__To do__:
Give the listing again exactly, omitting its images.

__Data segment__:
^^^^^^^^

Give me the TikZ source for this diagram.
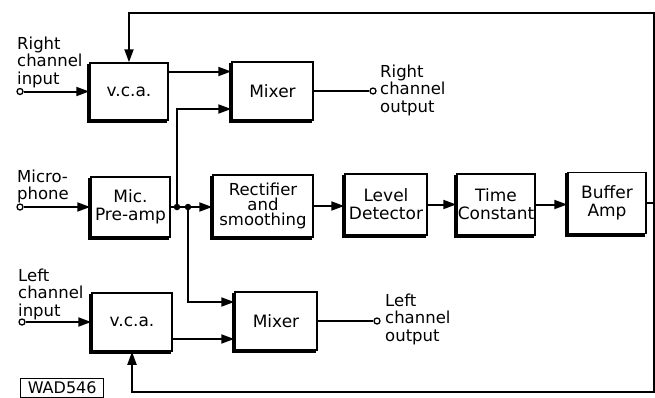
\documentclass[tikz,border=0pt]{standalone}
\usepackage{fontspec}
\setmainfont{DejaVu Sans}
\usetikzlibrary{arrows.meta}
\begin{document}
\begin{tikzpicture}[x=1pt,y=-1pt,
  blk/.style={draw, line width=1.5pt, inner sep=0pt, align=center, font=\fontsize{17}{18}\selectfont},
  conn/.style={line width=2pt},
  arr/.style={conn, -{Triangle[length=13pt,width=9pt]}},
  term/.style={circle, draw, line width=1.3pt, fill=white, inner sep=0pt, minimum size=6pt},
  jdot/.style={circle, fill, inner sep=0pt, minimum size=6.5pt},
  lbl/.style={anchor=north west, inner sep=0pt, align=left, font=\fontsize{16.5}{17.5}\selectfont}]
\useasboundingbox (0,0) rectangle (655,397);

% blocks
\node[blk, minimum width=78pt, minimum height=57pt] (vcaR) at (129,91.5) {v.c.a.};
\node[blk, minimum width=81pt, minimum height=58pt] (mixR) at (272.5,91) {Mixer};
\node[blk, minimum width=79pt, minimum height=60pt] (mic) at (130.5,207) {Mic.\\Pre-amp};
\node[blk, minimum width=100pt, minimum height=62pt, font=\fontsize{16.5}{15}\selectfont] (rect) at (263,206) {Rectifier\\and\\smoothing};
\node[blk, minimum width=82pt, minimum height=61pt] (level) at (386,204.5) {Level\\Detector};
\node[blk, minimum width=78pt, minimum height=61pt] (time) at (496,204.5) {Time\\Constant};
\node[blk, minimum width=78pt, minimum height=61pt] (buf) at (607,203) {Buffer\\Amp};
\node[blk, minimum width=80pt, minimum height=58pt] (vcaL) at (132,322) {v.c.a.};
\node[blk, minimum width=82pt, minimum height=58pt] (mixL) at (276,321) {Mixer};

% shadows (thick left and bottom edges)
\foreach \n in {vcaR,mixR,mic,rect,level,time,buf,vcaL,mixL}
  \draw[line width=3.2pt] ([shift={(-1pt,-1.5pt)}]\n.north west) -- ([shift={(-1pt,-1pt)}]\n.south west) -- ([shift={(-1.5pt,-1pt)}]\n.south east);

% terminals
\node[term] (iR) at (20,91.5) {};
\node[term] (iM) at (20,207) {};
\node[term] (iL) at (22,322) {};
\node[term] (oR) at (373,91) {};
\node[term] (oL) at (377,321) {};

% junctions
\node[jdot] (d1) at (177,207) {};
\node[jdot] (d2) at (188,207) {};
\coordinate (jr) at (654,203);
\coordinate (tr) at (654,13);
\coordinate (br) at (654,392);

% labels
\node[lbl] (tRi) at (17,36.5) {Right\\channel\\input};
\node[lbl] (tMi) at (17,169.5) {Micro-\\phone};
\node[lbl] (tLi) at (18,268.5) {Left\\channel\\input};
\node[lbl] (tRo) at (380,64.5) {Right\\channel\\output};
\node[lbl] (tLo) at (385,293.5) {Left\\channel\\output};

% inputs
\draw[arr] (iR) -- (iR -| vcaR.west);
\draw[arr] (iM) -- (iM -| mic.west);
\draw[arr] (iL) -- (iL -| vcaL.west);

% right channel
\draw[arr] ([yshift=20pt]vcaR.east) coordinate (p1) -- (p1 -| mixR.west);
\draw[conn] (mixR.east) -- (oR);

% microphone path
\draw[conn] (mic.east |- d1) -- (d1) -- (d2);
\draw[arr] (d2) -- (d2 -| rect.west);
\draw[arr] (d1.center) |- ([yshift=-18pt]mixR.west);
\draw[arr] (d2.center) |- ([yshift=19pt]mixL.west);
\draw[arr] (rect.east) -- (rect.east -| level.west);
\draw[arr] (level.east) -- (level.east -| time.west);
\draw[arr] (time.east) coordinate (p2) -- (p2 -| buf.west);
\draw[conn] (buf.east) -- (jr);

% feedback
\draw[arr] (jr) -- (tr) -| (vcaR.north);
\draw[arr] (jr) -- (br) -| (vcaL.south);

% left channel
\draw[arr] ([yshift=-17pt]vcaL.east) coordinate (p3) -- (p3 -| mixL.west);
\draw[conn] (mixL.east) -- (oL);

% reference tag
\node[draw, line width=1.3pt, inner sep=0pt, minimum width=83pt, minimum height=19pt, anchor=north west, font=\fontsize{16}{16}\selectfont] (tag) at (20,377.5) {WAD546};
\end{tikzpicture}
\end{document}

^^^^^^^^

__Exercise solution__:
Give me the TikZ source for this diagram.
\documentclass[tikz,border=0pt]{standalone}
\usepackage{fontspec}
\setmainfont{DejaVu Sans}
\usetikzlibrary{arrows.meta}
\begin{document}
\begin{tikzpicture}[x=1pt,y=-1pt,
  blk/.style={draw, line width=1.5pt, inner sep=0pt, align=center, font=\fontsize{17}{18}\selectfont},
  conn/.style={line width=2pt},
  arr/.style={conn, -{Triangle[length=13pt,width=9pt]}},
  term/.style={circle, draw, line width=1.3pt, fill=white, inner sep=0pt, minimum size=6pt},
  jdot/.style={circle, fill, inner sep=0pt, minimum size=6.5pt},
  lbl/.style={anchor=north west, inner sep=0pt, align=left, font=\fontsize{16.5}{17.5}\selectfont}]
\useasboundingbox (0,0) rectangle (655,397);

% blocks
\node[blk, minimum width=78pt, minimum height=57pt] (vcaR) at (129,91.5) {v.c.a.};
\node[blk, minimum width=81pt, minimum height=58pt] (mixR) at (272.5,91) {Mixer};
\node[blk, minimum width=79pt, minimum height=60pt] (mic) at (130.5,207) {Mic.\\Pre-amp};
\node[blk, minimum width=100pt, minimum height=62pt, font=\fontsize{16.5}{15}\selectfont] (rect) at (263,206) {Rectifier\\and\\smoothing};
\node[blk, minimum width=82pt, minimum height=61pt] (level) at (386,204.5) {Level\\Detector};
\node[blk, minimum width=78pt, minimum height=61pt] (time) at (496,204.5) {Time\\Constant};
\node[blk, minimum width=78pt, minimum height=61pt] (buf) at (607,203) {Buffer\\Amp};
\node[blk, minimum width=80pt, minimum height=58pt] (vcaL) at (132,322) {v.c.a.};
\node[blk, minimum width=82pt, minimum height=58pt] (mixL) at (276,321) {Mixer};

% shadows (thick left and bottom edges)
\foreach \n in {vcaR,mixR,mic,rect,level,time,buf,vcaL,mixL}
  \draw[line width=3.2pt] ([shift={(-1pt,-1.5pt)}]\n.north west) -- ([shift={(-1pt,-1pt)}]\n.south west) -- ([shift={(-1.5pt,-1pt)}]\n.south east);

% terminals
\node[term] (iR) at (20,91.5) {};
\node[term] (iM) at (20,207) {};
\node[term] (iL) at (22,322) {};
\node[term] (oR) at (373,91) {};
\node[term] (oL) at (377,321) {};

% junctions
\node[jdot] (d1) at (177,207) {};
\node[jdot] (d2) at (188,207) {};
\coordinate (jr) at (654,203);
\coordinate (tr) at (654,13);
\coordinate (br) at (654,392);

% labels
\node[lbl] (tRi) at (17,36.5) {Right\\channel\\input};
\node[lbl] (tMi) at (17,169.5) {Micro-\\phone};
\node[lbl] (tLi) at (18,268.5) {Left\\channel\\input};
\node[lbl] (tRo) at (380,64.5) {Right\\channel\\output};
\node[lbl] (tLo) at (385,293.5) {Left\\channel\\output};

% inputs
\draw[arr] (iR) -- (iR -| vcaR.west);
\draw[arr] (iM) -- (iM -| mic.west);
\draw[arr] (iL) -- (iL -| vcaL.west);

% right channel
\draw[arr] ([yshift=20pt]vcaR.east) coordinate (p1) -- (p1 -| mixR.west);
\draw[conn] (mixR.east) -- (oR);

% microphone path
\draw[conn] (mic.east |- d1) -- (d1) -- (d2);
\draw[arr] (d2) -- (d2 -| rect.west);
\draw[arr] (d1.center) |- ([yshift=-18pt]mixR.west);
\draw[arr] (d2.center) |- ([yshift=19pt]mixL.west);
\draw[arr] (rect.east) -- (rect.east -| level.west);
\draw[arr] (level.east) -- (level.east -| time.west);
\draw[arr] (time.east) coordinate (p2) -- (p2 -| buf.west);
\draw[conn] (buf.east) -- (jr);

% feedback
\draw[arr] (jr) -- (tr) -| (vcaR.north);
\draw[arr] (jr) -- (br) -| (vcaL.south);

% left channel
\draw[arr] ([yshift=-17pt]vcaL.east) coordinate (p3) -- (p3 -| mixL.west);
\draw[conn] (mixL.east) -- (oL);

% reference tag
\node[draw, line width=1.3pt, inner sep=0pt, minimum width=83pt, minimum height=19pt, anchor=north west, font=\fontsize{16}{16}\selectfont] (tag) at (20,377.5) {WAD546};
\end{tikzpicture}
\end{document}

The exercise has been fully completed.